A Perspective on Symbolic Machine Learning in Physical Sciences
Nour Makke, Sanjay Chawla
TL;DR
The paper addresses the interpretability bottleneck of ML in physical sciences and argues for parallel development of symbolic ML alongside numerical approaches. It outlines symbolic regression as a key method to infer analytical models from data, exemplified by expressions such as $f(x_1,x_2)=ax_1-x_2$ and by using a unary-binary expression-tree with prefix notation. The authors discuss two exploratory paths for symbolic ML and highlight recent real-data applications that recover known physics forms like Tsallis distributions and the Lund string model, while noting current limitations. They advocate integrating symbolic ML with deep learning to accelerate theory-driven discovery by producing interpretable, generalizable models that maintain a close theory–experiment dialogue.
Abstract
Machine learning is rapidly making its pathway across all of the natural sciences, including physical sciences.

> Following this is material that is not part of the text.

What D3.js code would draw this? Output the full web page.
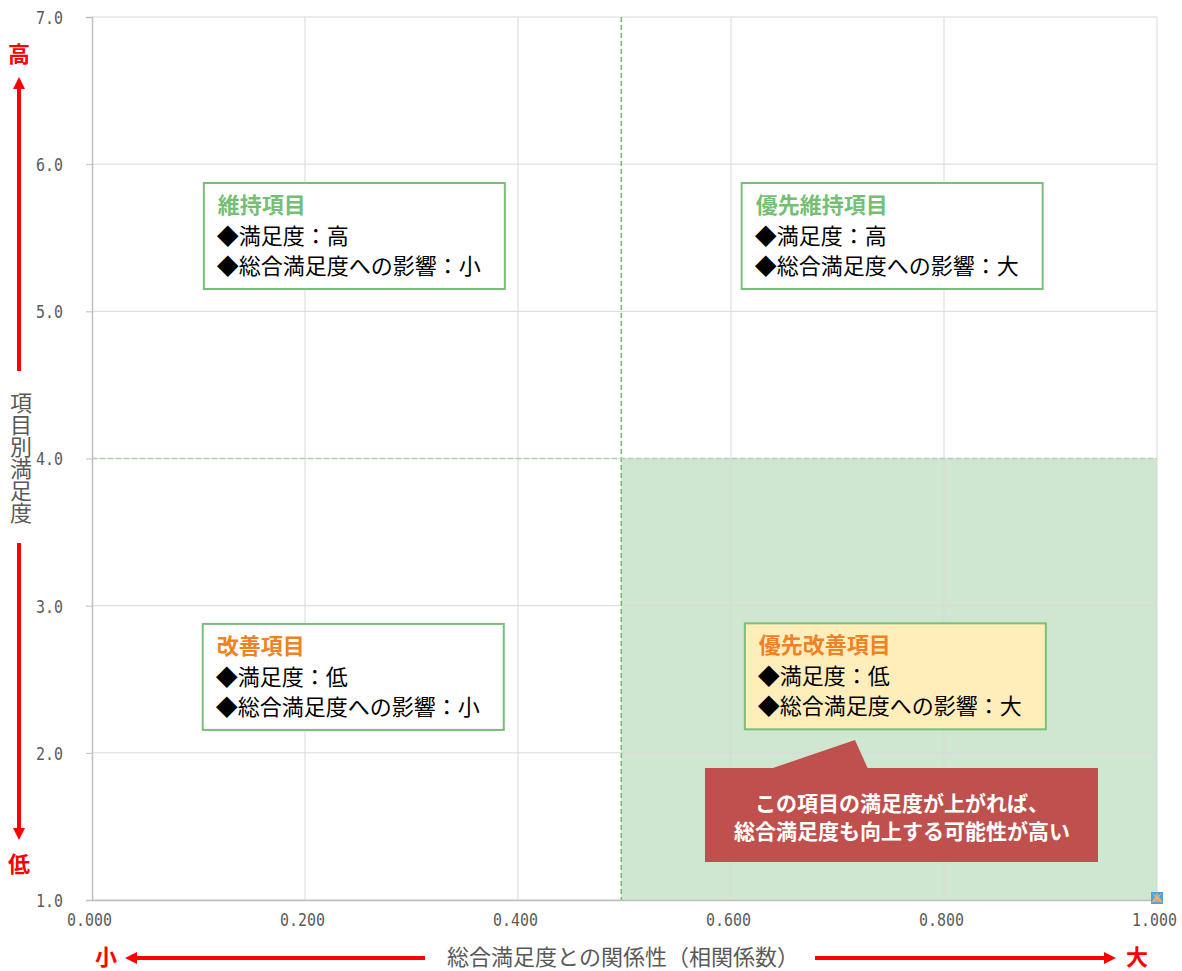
<!DOCTYPE html>
<html><head><meta charset="utf-8">
<script src="https://cdn.jsdelivr.net/npm/d3@7"></script>
<style>body{margin:0;background:#fff}svg{display:block}</style>
</head><body>
<svg id="c" width="1182" height="971"></svg>
<script>
// ---- data ----
const xTicks = [0, 0.2, 0.4, 0.6, 0.8, 1.0];
const yTicks = [1, 2, 3, 4, 5, 6, 7];
const xThreshold = 0.497;
const yThreshold = 4.0;
const points = [{x: 1.0, y: 1.0}];
const boxTitles = ["維持項目", "優先維持項目", "改善項目", "優先改善項目"];
const boxLine1 = ["◆満足度：高", "◆満足度：高", "◆満足度：低", "◆満足度：低"];
const boxLine2 = ["◆総合満足度への影響：小", "◆総合満足度への影響：大", "◆総合満足度への影響：小", "◆総合満足度への影響：大"];
const boxX = [0.105, 0.610, 0.104, 0.613];   // left edge in data units
const boxY = [5.872, 5.872, 2.876, 2.880];   // top edge in data units
const calloutLines = ["この項目の満足度が上がれば、", "総合満足度も向上する可能性が高い"];
const xTitle = "総合満足度との関係性（相関係数）";
const yTitle = "項目別満足度";

// ---- layout ----
const svg = d3.select("#c");
const x = d3.scaleLinear().domain([0, 1]).range([92, 1157]);
const y = d3.scaleLinear().domain([1, 7]).range([900, 17]);
const jp = "'Noto Sans CJK JP','Noto Sans',sans-serif";
const mono = "'DejaVu Sans Mono','Liberation Mono',monospace";

// quadrant fill
svg.append("rect").attr("x", x(xThreshold)).attr("y", y(yThreshold))
  .attr("width", x(1) - x(xThreshold)).attr("height", y(1) - y(yThreshold))
  .attr("fill", "#cfe6d0");

// gridlines
svg.append("g").selectAll("line").data(yTicks).join("line")
  .attr("x1", x(0)).attr("x2", x(1)).attr("y1", d => y(d)).attr("y2", d => y(d))
  .attr("stroke", "#d9d9d9").attr("stroke-width", 1);
svg.append("g").selectAll("line").data(xTicks.slice(1)).join("line")
  .attr("x1", d => x(d)).attr("x2", d => x(d)).attr("y1", y(7)).attr("y2", y(1))
  .attr("stroke", "#d9d9d9").attr("stroke-width", 1);

// axes
const yAxis = d3.axisLeft(y).tickValues(yTicks).tickFormat(d3.format(".1f")).tickSize(6).tickPadding(23);
const gy = svg.append("g").attr("transform", `translate(${x(0)},0)`).call(yAxis);
gy.select(".domain").attr("stroke", "#bfbfbf").attr("stroke-width", 1.5);
gy.selectAll(".tick line").attr("stroke", "#bfbfbf");
gy.selectAll(".tick text").attr("font-family", mono).attr("font-size", 18).attr("fill", "#5a5a5a")
  .attr("dy", "0.36em").attr("textLength", 27).attr("lengthAdjust", "spacingAndGlyphs");

const xAxis = d3.axisBottom(x).tickValues(xTicks).tickFormat(d3.format(".3f")).tickSize(0).tickPadding(14);
const gx = svg.append("g").attr("transform", `translate(0,${y(1)})`).call(xAxis);
gx.select(".domain").attr("stroke", "#bfbfbf").attr("stroke-width", 1.5);
gx.selectAll(".tick text").attr("font-family", mono).attr("font-size", 17).attr("fill", "#5a5a5a")
  .attr("dx", -3).attr("textLength", 45).attr("lengthAdjust", "spacingAndGlyphs");

// threshold dashed lines
svg.append("line").attr("x1", x(xThreshold)).attr("x2", x(xThreshold)).attr("y1", y(7)).attr("y2", y(1))
  .attr("stroke", "#6cbd6c").attr("stroke-width", 1.5).attr("stroke-dasharray", "5,3");
svg.append("line").attr("x1", x(0)).attr("x2", x(1)).attr("y1", y(yThreshold)).attr("y2", y(yThreshold))
  .attr("stroke", "#a8d4a8").attr("stroke-width", 1.5).attr("stroke-dasharray", "5,3");

// quadrant boxes
const titleColors = ["#74bf74", "#74bf74", "#f08124", "#f08124"];
const fills = ["#ffffff", "#ffffff", "#ffffff", "#ffeeba"];
boxTitles.forEach((t, i) => {
  const bx = x(boxX[i]), by = y(boxY[i]);
  const g = svg.append("g");
  g.append("rect").attr("x", bx).attr("y", by).attr("width", 301).attr("height", 106)
    .attr("fill", fills[i]).attr("stroke", "#78c078").attr("stroke-width", 2);
  g.append("text").attr("x", bx + 14).attr("y", by + 30).text(t)
    .attr("font-family", jp).attr("font-size", 22).attr("font-weight", "bold").attr("fill", titleColors[i]);
  g.append("text").attr("x", bx + 13).attr("y", by + 61).text(boxLine1[i])
    .attr("font-family", jp).attr("font-size", 22).attr("fill", "#000");
  g.append("text").attr("x", bx + 13).attr("y", by + 91).text(boxLine2[i])
    .attr("font-family", jp).attr("font-size", 22).attr("fill", "#000");
});

// callout
const cg = svg.append("g");
cg.append("path").attr("d", `M770,769 L855,740 L868,769 Z`).attr("fill", "#c0504d");
cg.append("rect").attr("x", 705).attr("y", 768).attr("width", 393).attr("height", 94).attr("fill", "#c0504d");
const ct = cg.append("text").attr("text-anchor", "middle")
  .attr("font-family", jp).attr("font-size", 21).attr("font-weight", "bold").attr("fill", "#fff");
calloutLines.forEach((l, i) => {
  ct.append("tspan").attr("x", 902).attr("y", 811 + i * 28).text(l);
});

// points
const pg = svg.append("g");
points.forEach(p => {
  pg.append("rect").attr("x", x(p.x) - 6).attr("y", y(p.y) - 8).attr("width", 12).attr("height", 12).attr("fill", "#4aa2d6");
  pg.append("path").attr("d", d3.symbol(d3.symbolTriangle, 55)()).attr("transform", `translate(${x(p.x)},${y(p.y) - 1})`).attr("fill", "#f5a04a");
  pg.append("path").attr("d", d3.symbol(d3.symbolX, 50)()).attr("transform", `translate(${x(p.x)},${y(p.y) - 2})`)
    .attr("fill", "none").attr("stroke", "#a9c9e0").attr("stroke-width", 1);
});

// axis titles
const red = "#ff0000";
svg.append("defs").append("marker").attr("id", "ah").attr("viewBox", "0 0 10 10").attr("refX", 0).attr("refY", 5)
  .attr("markerWidth", 3).attr("markerHeight", 3).attr("orient", "auto")
  .append("path").attr("d", "M0,0 L10,5 L0,10 Z").attr("fill", red);

function arrow(x1, y1, x2, y2) {
  svg.append("line").attr("x1", x1).attr("y1", y1).attr("x2", x2).attr("y2", y2)
    .attr("stroke", red).attr("stroke-width", 4).attr("marker-end", "url(#ah)");
}
arrow(19, 371, 19, 89);
arrow(19, 543, 19, 828);
arrow(425, 958, 137, 958);
arrow(815, 958, 1104, 958);

const redLabels = [["高", 19, 62], ["低", 19, 872], ["小", 106, 965], ["大", 1137, 965]];
redLabels.forEach(([t, lx, ly]) => {
  svg.append("text").attr("x", lx).attr("y", ly).attr("text-anchor", "middle").text(t)
    .attr("font-family", jp).attr("font-size", 22).attr("font-weight", "bold").attr("fill", red);
});

svg.append("text").attr("x", 623).attr("y", 965).attr("text-anchor", "middle").text(xTitle)
  .attr("font-family", jp).attr("font-size", 22).attr("fill", "#595959");
svg.append("text").attr("x", 21).attr("y", 392).attr("writing-mode", "vertical-rl").attr("text-anchor", "start")
  .attr("font-family", jp).attr("font-size", 22).attr("fill", "#595959").text(yTitle);
</script>
</body></html>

The rate at which ML is impacting non-scientific disciplines is incomparable to that in the physical sciences. This is partly due to the uninterpretable nature of deep neural networks. Symbolic machine learning stands as an equal and complementary partner to numerical machine learning in speeding up scientific discovery in physics. This perspective discusses the main differences between the ML and scientific approaches. It stresses the need to develop and apply symbolic machine learning to physics problems equally, in parallel to numerical machine learning, because of the dual nature of physics research.